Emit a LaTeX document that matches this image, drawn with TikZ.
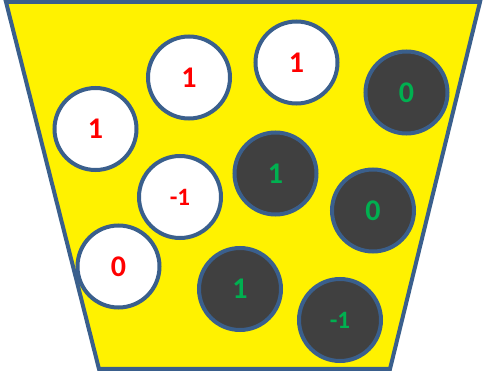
\documentclass[tikz,border=0pt]{standalone}
\usepackage{fontspec}
\setmainfont{Carlito}
\definecolor{edgeblue}{HTML}{3A5F8C}
\definecolor{balldark}{HTML}{404040}
\definecolor{numred}{HTML}{FF0000}
\definecolor{numgreen}{HTML}{00B050}
\tikzset{
  ball/.style={circle, draw=edgeblue, line width=4pt, minimum size=82pt, inner sep=0pt, font=\bfseries\fontsize{30}{32}\selectfont},
  whiteball/.style={ball, fill=white, text=numred},
  darkball/.style={ball, fill=balldark, text=numgreen},
  small/.style={font=\bfseries\fontsize{25}{27}\selectfont}
}
\begin{document}
\begin{tikzpicture}[x=1pt,y=-1pt]
\useasboundingbox (0,0) rectangle (483,377);
\path[fill=yellow, draw=edgeblue, line width=4pt, line join=miter]
  (6,2) coordinate (tl) -- (480,2) coordinate (tr) -- (390,369) coordinate (br) -- (99,369) coordinate (bl) -- cycle;
\node[whiteball] (w1) at (95.5,129) {1};
\node[whiteball] (w2) at (189,77.5) {1};
\node[whiteball] (w3) at (296.5,62.5) {1};
\node[darkball] (d1) at (406.5,92.5) {0};
\node[whiteball, small] (w4) at (180,197) {-1};
\node[darkball] (d2) at (275.5,173.5) {1};
\node[darkball] (d3) at (373,210.5) {0};
\node[whiteball] (w5) at (118.5,266.5) {0};
\node[darkball] (d4) at (240,289) {1};
\node[darkball, small] (d5) at (340,320) {-1};
\end{tikzpicture}
\end{document}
————————
DESCRIPTION OF THE TASK → Word for word, quote the lines above. Omit the pictures.

ANSWER FOR THE TASK →
Emit a LaTeX document that matches this image, drawn with TikZ.
\documentclass[tikz,border=0pt]{standalone}
\usepackage{fontspec}
\setmainfont{Carlito}
\definecolor{edgeblue}{HTML}{3A5F8C}
\definecolor{balldark}{HTML}{404040}
\definecolor{numred}{HTML}{FF0000}
\definecolor{numgreen}{HTML}{00B050}
\tikzset{
  ball/.style={circle, draw=edgeblue, line width=4pt, minimum size=82pt, inner sep=0pt, font=\bfseries\fontsize{30}{32}\selectfont},
  whiteball/.style={ball, fill=white, text=numred},
  darkball/.style={ball, fill=balldark, text=numgreen},
  small/.style={font=\bfseries\fontsize{25}{27}\selectfont}
}
\begin{document}
\begin{tikzpicture}[x=1pt,y=-1pt]
\useasboundingbox (0,0) rectangle (483,377);
\path[fill=yellow, draw=edgeblue, line width=4pt, line join=miter]
  (6,2) coordinate (tl) -- (480,2) coordinate (tr) -- (390,369) coordinate (br) -- (99,369) coordinate (bl) -- cycle;
\node[whiteball] (w1) at (95.5,129) {1};
\node[whiteball] (w2) at (189,77.5) {1};
\node[whiteball] (w3) at (296.5,62.5) {1};
\node[darkball] (d1) at (406.5,92.5) {0};
\node[whiteball, small] (w4) at (180,197) {-1};
\node[darkball] (d2) at (275.5,173.5) {1};
\node[darkball] (d3) at (373,210.5) {0};
\node[whiteball] (w5) at (118.5,266.5) {0};
\node[darkball] (d4) at (240,289) {1};
\node[darkball, small] (d5) at (340,320) {-1};
\end{tikzpicture}
\end{document}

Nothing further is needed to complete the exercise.